• WORK TO DO
Copy every line that holds "standalone".
— start of INFORMATION SHOWN —
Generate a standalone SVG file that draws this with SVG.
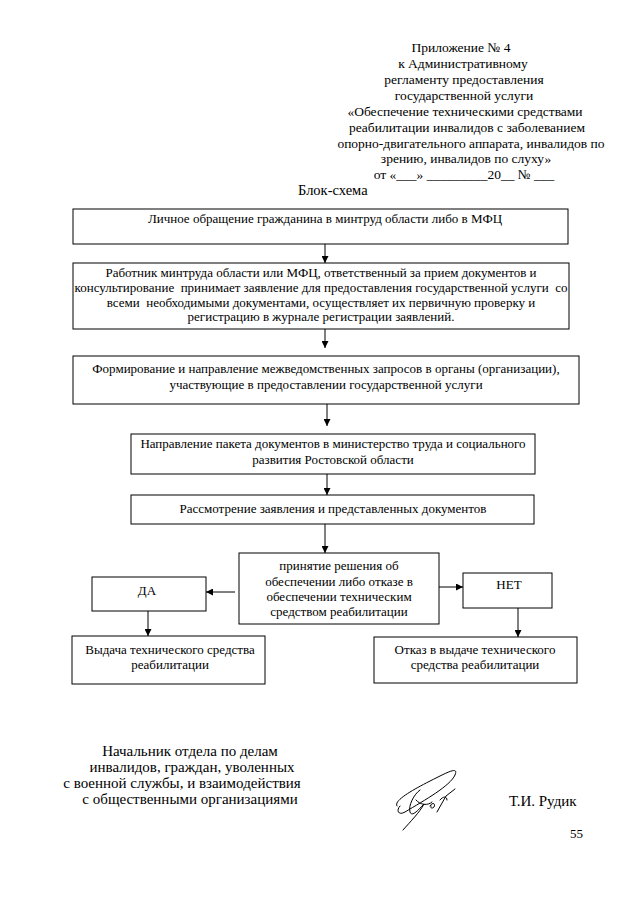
<svg xmlns="http://www.w3.org/2000/svg" width="640" height="905" viewBox="0 0 640 905">
<style>
text{font-family:"Liberation Serif","Times New Roman",serif;fill:#000;white-space:pre}
.h{font-size:13.5px;text-anchor:middle}
.b{font-size:13px;text-anchor:middle}
.f{font-size:15px;text-anchor:middle}
.box{fill:none;stroke:#000;stroke-width:1}
.c{stroke:#000;stroke-width:1;fill:none}
.sig{stroke:#000;stroke-width:1;fill:none;stroke-linecap:round}
</style>
<defs>
<marker id="ar" viewBox="0 0 10 10" refX="10" refY="5" markerWidth="7" markerHeight="7" markerUnits="userSpaceOnUse" orient="auto">
<path d="M0,0 L10,5 L0,10 z" fill="#000"/>
</marker>
</defs>
<rect width="640" height="905" fill="#fff"/>
<g id="header">
<text class="h" x="461" y="52">Приложение № 4</text>
<text class="h" x="463" y="68">к Административному</text>
<text class="h" x="464" y="84">регламенту предоставления</text>
<text class="h" x="464" y="100">государственной услуги</text>
<text class="h" x="465" y="116">«Обеспечение техническими средствами</text>
<text class="h" x="467" y="132">реабилитации инвалидов с заболеванием</text>
<text class="h" x="471" y="148">опорно-двигательного аппарата, инвалидов по</text>
<text class="h" x="466" y="163">зрению, инвалидов по слуху»</text>
<text class="h" x="464" y="179">от «___» _________20__ № ___</text>
<text x="298" y="195" style="font-size:14.5px">Блок-схема</text>
</g>
<g id="n1">
<rect class="box" x="73" y="209" width="495" height="35"/>
<text class="b" x="325" y="223">Личное обращение гражданина в минтруд области либо в МФЦ</text>
</g>
<g id="n2">
<rect class="box" x="73" y="263" width="496" height="66"/>
<text class="b" x="321" y="277">Работник минтруда области или МФЦ, ответственный за прием документов и</text>
<text class="b" x="321" y="292">консультирование  принимает заявление для предоставления государственной услуги  со</text>
<text class="b" x="321" y="307">всеми  необходимыми документами, осуществляет их первичную проверку и</text>
<text class="b" x="321" y="321">регистрацию в журнале регистрации заявлений.</text>
</g>
<g id="n3">
<rect class="box" x="73" y="356" width="506" height="48"/>
<text class="b" x="326" y="373">Формирование и направление межведомственных запросов в органы (организации),</text>
<text class="b" x="326" y="389">участвующие в предоставлении государственной услуги</text>
</g>
<g id="n4">
<rect class="box" x="131" y="434" width="404" height="40"/>
<text class="b" x="333" y="448">Направление пакета документов в министерство труда и социального</text>
<text class="b" x="333" y="464">развития Ростовской области</text>
</g>
<g id="n5">
<rect class="box" x="131" y="495" width="403" height="29"/>
<text class="b" x="333" y="513">Рассмотрение заявления и представленных документов</text>
</g>
<g id="n6">
<rect class="box" x="239" y="553" width="200" height="71"/>
<text class="b" x="339" y="570">принятие решения об</text>
<text class="b" x="339" y="586">обеспечении либо отказе в</text>
<text class="b" x="339" y="601">обеспечении техническим</text>
<text class="b" x="339" y="616">средством реабилитации</text>
</g>
<g id="n7">
<rect class="box" x="92" y="577" width="114" height="34"/>
<text class="b" x="147" y="595">ДА</text>
</g>
<g id="n8">
<rect class="box" x="463" y="573" width="89" height="35"/>
<text class="b" x="509" y="589">НЕТ</text>
</g>
<g id="n9">
<rect class="box" x="72" y="636" width="193" height="48"/>
<text class="b" x="170" y="654">Выдача технического средства</text>
<text class="b" x="170" y="669">реабилитации</text>
</g>
<g id="n10">
<rect class="box" x="374" y="637" width="203" height="46"/>
<text class="b" x="475" y="654">Отказ в выдаче технического</text>
<text class="b" x="475" y="669">средства реабилитации</text>
</g>
<g id="connectors">
<line class="c" x1="325" y1="244" x2="325" y2="263" marker-end="url(#ar)"/>
<line class="c" x1="325" y1="329" x2="325" y2="348" marker-end="url(#ar)"/>
<line class="c" x1="327" y1="404" x2="327" y2="426" marker-end="url(#ar)"/>
<line class="c" x1="327" y1="474" x2="327" y2="495" marker-end="url(#ar)"/>
<line class="c" x1="325" y1="524" x2="325" y2="553" marker-end="url(#ar)"/>
<line class="c" x1="235" y1="592" x2="206" y2="592" marker-end="url(#ar)"/>
<line class="c" x1="439" y1="587" x2="463" y2="587" marker-end="url(#ar)"/>
<line class="c" x1="148" y1="611" x2="148" y2="636" marker-end="url(#ar)"/>
<line class="c" x1="518" y1="608" x2="518" y2="637" marker-end="url(#ar)"/>
</g>
<g id="footer">
<text class="f" x="190" y="756">Начальник отдела по делам</text>
<text class="f" x="192" y="772">инвалидов, граждан, уволенных</text>
<text class="f" x="182" y="788">с военной службы, и взаимодействия</text>
<text class="f" x="190" y="804">с общественными организациями</text>
<text x="509" y="806" style="font-size:15px">Т.И. Рудик</text>
<text x="570" y="838" style="font-size:13px">55</text>
</g>
<g id="signature">
<path class="sig" d="M397,806 C392,800 420,786 440,776 C452,770 458,768 455,775 C450,786 425,800 405,812 C398,816 396,810 400,806"/>
<path class="sig" d="M420,790 C414,794 408,806 410,812 C412,818 420,808 424,804 C420,812 410,822 403,830"/>
<path class="sig" d="M416,800 C420,805 428,806 432,802"/>
<path class="sig" d="M430,806 C432,802 436,803 434,807 C432,809 430,808 431,806"/>
<path class="sig" d="M437,812 L446,796 L455,789"/>
<path class="sig" d="M440,800 C443,796 447,796 447,800"/>
</g>
</svg>
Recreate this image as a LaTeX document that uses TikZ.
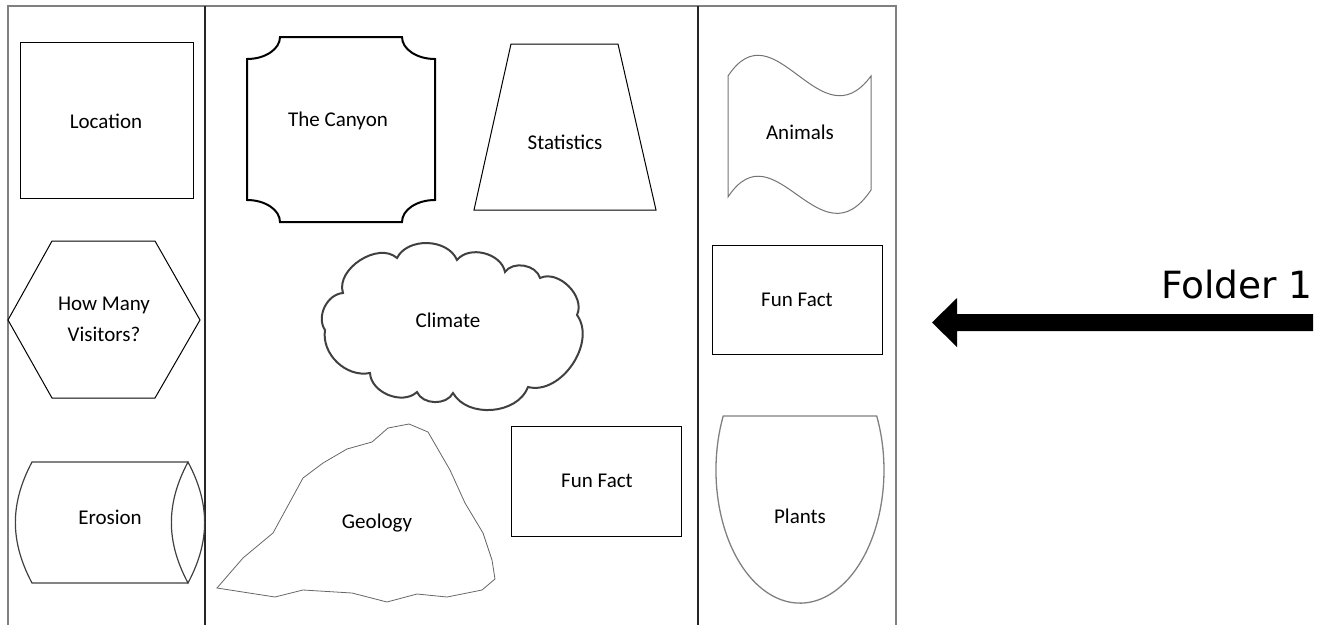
\documentclass[tikz,border=0pt]{standalone}
\usepackage{fontspec}
\setmainfont{Carlito}
\newfontfamily\foldfont{DejaVu Sans}
\begin{document}
\begin{tikzpicture}[x=1pt,y=-1pt,
  lbl/.style={font=\fontsize{21}{31}\selectfont, align=center, inner sep=0pt},
  frameouter/.style={draw=black!50, line width=2pt},
  divider/.style={draw=black!85, line width=1.3pt},
  thinbox/.style={draw=black, line width=1pt},
  grayline/.style={draw=black!55, line width=1pt},
  bump/.style={bend left=65}]
\useasboundingbox (0,0) rectangle (1326,625);
% frame
\draw[frameouter] (8,625) -- (8,6) -- (896,6) -- (896,625);
\draw[divider] (205,6) -- (205,625);
\draw[divider] (698,6) -- (698,625);
% Location
\draw[thinbox] (20,42) rectangle (193,198);
\node[lbl] (location) at (106,121) {Location};
% Hexagon
\draw[thinbox] (8,320) -- (52,241) -- (155,241) -- (200,320) -- (155,398) -- (52,398) -- cycle;
\node[lbl] (visitors) at (104,319) {How Many\\Visitors?};
% Erosion cylinder
\draw[draw=black!75, line width=1.2pt] (188,462) -- (32,462) to[bend right=28] (32,583) -- (188,583);
\draw[draw=black!75, line width=1.2pt] (188,462) to[bend right=28] (188,583) to[bend right=28] (188,462) -- cycle;
\node[lbl] (erosion) at (110,517) {Erosion};
% The Canyon plaque
\draw[draw=black, line width=2pt] (280,37) -- (402,37)
  arc[start angle=180, end angle=90, x radius=33, y radius=22] -- (435,200)
  arc[start angle=270, end angle=180, x radius=33, y radius=22] -- (280,222)
  arc[start angle=0, end angle=-90, x radius=33, y radius=22] -- (247,59)
  arc[start angle=90, end angle=0, x radius=33, y radius=22] -- cycle;
\node[lbl] (canyon) at (338,121) {The Canyon};
% Statistics trapezoid
\draw[thinbox] (511,44) -- (618,44) -- (656,210) -- (474,210) -- cycle;
\node[lbl] (statistics) at (565,142) {Statistics};
% Climate cloud
\draw[draw=black!75, line width=2pt, bump] (343,293) to[bend left=75] (397,258) to (457,260) to (505,272) to (540,278)
  to[bend left=70] (577,315) to[bend left=70] (528,387) to (453,393) to (417,392)
  to (370,373) to[bend left=55] (325,330) to[bend left=60] (343,293) -- cycle;
\node[lbl] (climate) at (448,320) {Climate};
% Geology
\draw[draw=black!60, line width=0.8pt] (217,588) -- (243,558) -- (273,533) -- (303,478) -- (323,463) -- (347,449)
  -- (372,442) -- (388,428) -- (409,424) -- (428,432) -- (450,470) -- (465,503) -- (483,533) -- (492,560)
  -- (495,579) -- (482,590) -- (447,597) -- (417,594) -- (387,602) -- (352,593) -- (303,590) -- (275,597) -- cycle;
\node[lbl] (geology) at (377,523) {Geology};
% Fun Fact middle
\draw[thinbox] (511,426) rectangle (681,536);
\node[lbl] (funfactmid) at (597,481) {Fun Fact};
% Animals wave
\draw[grayline] (728,76) .. controls (775,5) and (820,145) .. (871,76) -- (871,190)
  .. controls (820,266) and (775,126) .. (728,197) -- cycle;
\node[lbl] (animals) at (800,132) {Animals};
% Fun Fact right
\draw[thinbox] (712,245) rectangle (882,354);
\node[lbl] (funfactright) at (797,300) {Fun Fact};
% Plants
\draw[draw=black!50, line width=1.3pt] (876.7,416) arc[start angle=-24, end angle=204, x radius=84, y radius=133] -- cycle;
\node[lbl] (plants) at (800,516) {Plants};
% Arrow and Folder 1
\node[font=\foldfont\fontsize{37.5}{41}\selectfont, anchor=base east, inner sep=0pt] (folder) at (1313,298) {Folder 1};
\coordinate (arrowtail) at (1313,322.5);
\coordinate (arrowtip) at (932,322.5);
\fill[black] (arrowtail) ++(0,-8.5) -- (957,314) -- (957,298) -- (arrowtip) -- (957,347) -- (957,331) -- (1313,331) -- cycle;
\end{tikzpicture}
\end{document}
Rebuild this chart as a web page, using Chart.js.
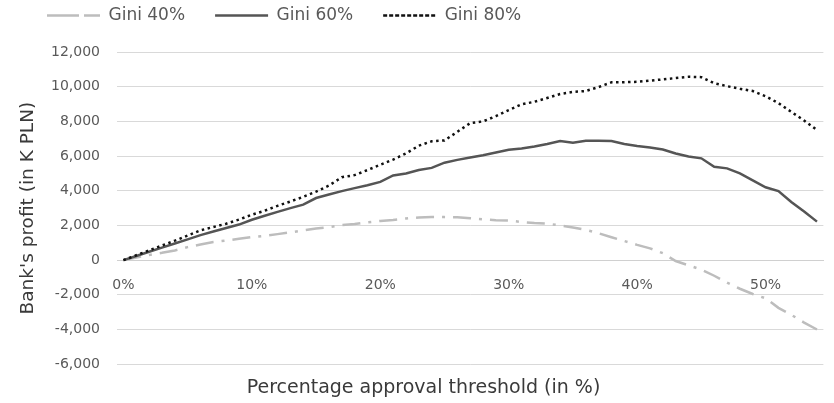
<!DOCTYPE html>
<html>
<head>
<meta charset="utf-8">
<script src="https://cdn.jsdelivr.net/npm/chart.js@4.4.0/dist/chart.umd.min.js"></script>
<style>
  html, body { margin: 0; padding: 0; background: #fff; }
</style>
</head>
<body>
<canvas id="profit-chart" width="834" height="403"></canvas>
<script>
// approval threshold in %, one category per point
const thresholds = [0, 1, 2, 3, 4, 5, 6, 7, 8, 9, 10, 11, 12, 13, 14, 15, 16, 17, 18, 19, 20,
  21, 22, 23, 24, 25, 26, 27, 28, 29, 30, 31, 32, 33, 34, 35, 36, 37, 38, 39, 40,
  41, 42, 43, 44, 45, 46, 47, 48, 49, 50, 51, 52, 53, 54];
const tickLabels = [0, 10, 20, 30, 40, 50];

// bank's profit in K PLN
const gini40 = [0, 150, 300, 420, 560, 750, 900, 1050, 1130, 1230, 1330, 1400, 1500, 1600, 1720,
  1820, 1900, 2020, 2080, 2180, 2260, 2320, 2400, 2460, 2480, 2480, 2470, 2420, 2350, 2300,
  2280, 2200, 2140, 2100, 2000, 1880, 1750, 1550, 1320, 1100, 880, 680, 400, -50, -300,
  -550, -900, -1300, -1650, -1950, -2200, -2750, -3150, -3600, -4000];
const gini60 = [0, 240, 480, 720, 960, 1200, 1440, 1650, 1850, 2050, 2330, 2560, 2780, 3000, 3200,
  3580, 3780, 3980, 4150, 4320, 4510, 4880, 5000, 5200, 5320, 5620, 5780, 5920, 6050, 6200,
  6360, 6440, 6550, 6700, 6870, 6770, 6880, 6880, 6870, 6700, 6580, 6500, 6380, 6150, 5980,
  5870, 5380, 5290, 5000, 4600, 4200, 3980, 3350, 2800, 2220];
const gini80 = [0, 280, 560, 840, 1120, 1420, 1720, 1910, 2100, 2340, 2620, 2850, 3130, 3380, 3650,
  3950, 4300, 4780, 4900, 5190, 5500, 5800, 6150, 6600, 6850, 6900, 7400, 7900, 8000, 8300,
  8650, 8980, 9130, 9350, 9580, 9700, 9750, 9980, 10250, 10260, 10280, 10350, 10420, 10500, 10570,
  10550, 10200, 10030, 9880, 9750, 9450, 9050, 8550, 8050, 7500];

const fontFamily = "'DejaVu Sans', sans-serif";
const tickColor = '#595959';
Chart.defaults.font.family = fontFamily;

// legend needs wide gaps between items, so it gets a big padding and is moved up afterwards
const legendUp = {
  id: 'legendUp',
  afterLayout(chart) {
    const lg = chart.legend;
    if (!lg) return;
    lg.top -= 18;
    lg.bottom -= 18;
  }
};

const ctx = document.getElementById('profit-chart').getContext('2d');
new Chart(ctx, {
  type: 'line',
  data: {
    labels: thresholds,
    datasets: [{
      label: 'Gini 40%',
      data: gini40,
      borderColor: '#bdbdbd',
      backgroundColor: '#bdbdbd',
      borderWidth: 2.5,
      borderDash: [18, 8, 3, 8],
      order: 2
    }, {
      label: 'Gini 60%',
      data: gini60,
      borderColor: '#555555',
      backgroundColor: '#555555',
      borderWidth: 2.5,
      order: 1
    }, {
      label: 'Gini 80%',
      data: gini80,
      borderColor: '#111111',
      backgroundColor: '#111111',
      borderWidth: 2.5,
      borderDash: [2.5, 3.5],
      order: 0
    }]
  },
  options: {
    responsive: false,
    animation: false,
    layout: { padding: { top: -5, left: 17, right: 4, bottom: 0 } },
    elements: {
      point: { radius: 0 },
      line: { tension: 0, fill: false }
    },
    scales: {
      x: {
        type: 'category',
        position: { y: 0 },
        offset: true,
        grid: { display: false, drawTicks: false },
        border: { display: true, color: '#d0d0d0', width: 1 },
        ticks: {
          autoSkip: false,
          maxRotation: 0,
          padding: 17,
          color: tickColor,
          font: { size: 14 },
          callback: function (value, index) {
            const t = thresholds[index];
            return tickLabels.includes(t) ? t + '%' : '';
          }
        }
      },
      y: {
        min: -6000,
        max: 12000,
        ticks: { stepSize: 2000, padding: 17, color: tickColor, font: { size: 14 } },
        grid: { color: '#d9d9d9', drawTicks: false },
        border: { display: false },
        title: {
          display: true,
          text: "Bank's profit (in K PLN)",
          color: '#3a3a3a',
          font: { size: 18.5 },
          padding: { top: 0, bottom: 0 }
        },
        afterFit: function (scale) { scale.width = 100; }
      }
    },
    plugins: {
      legend: {
        position: 'top',
        align: 'start',
        labels: {
          boxWidth: 53,
          boxHeight: 0,
          padding: 30,
          color: tickColor,
          font: { size: 17 },
          sort: (a, b) => a.datasetIndex - b.datasetIndex
        }
      },
      title: {
        display: true,
        position: 'bottom',
        text: 'Percentage approval threshold (in %)',
        color: '#3a3a3a',
        font: { size: 19, weight: 'normal' },
        padding: { top: 12, bottom: 4 }
      },
      tooltip: { enabled: false }
    }
  },
  plugins: [legendUp]
});
</script>
</body>
</html>
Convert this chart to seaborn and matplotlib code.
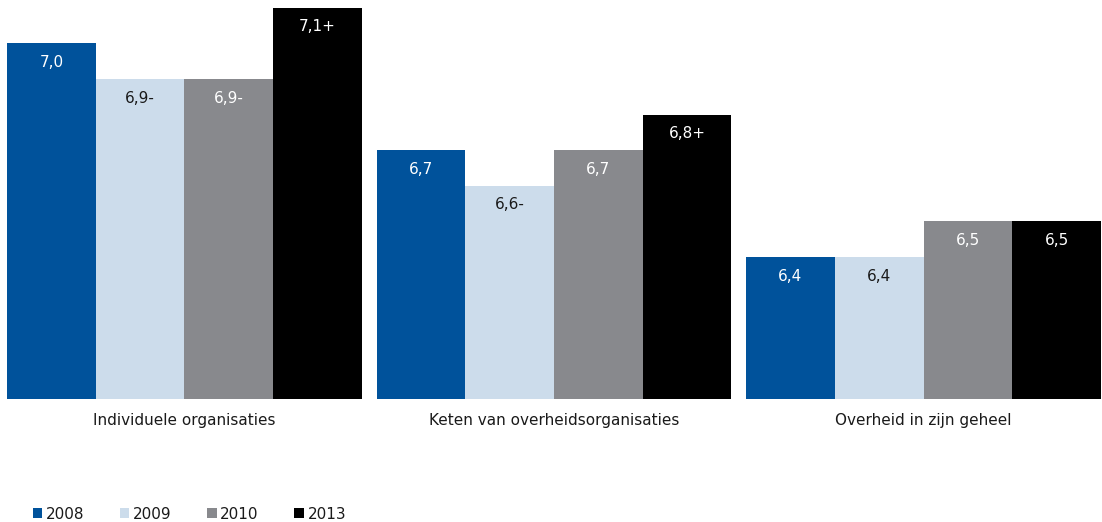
— end of INFORMATION SHOWN —
• EXERCISE RESULT
Generate a standalone SVG file that draws this with SVG.
\documentclass[tikz,border=0pt]{standalone}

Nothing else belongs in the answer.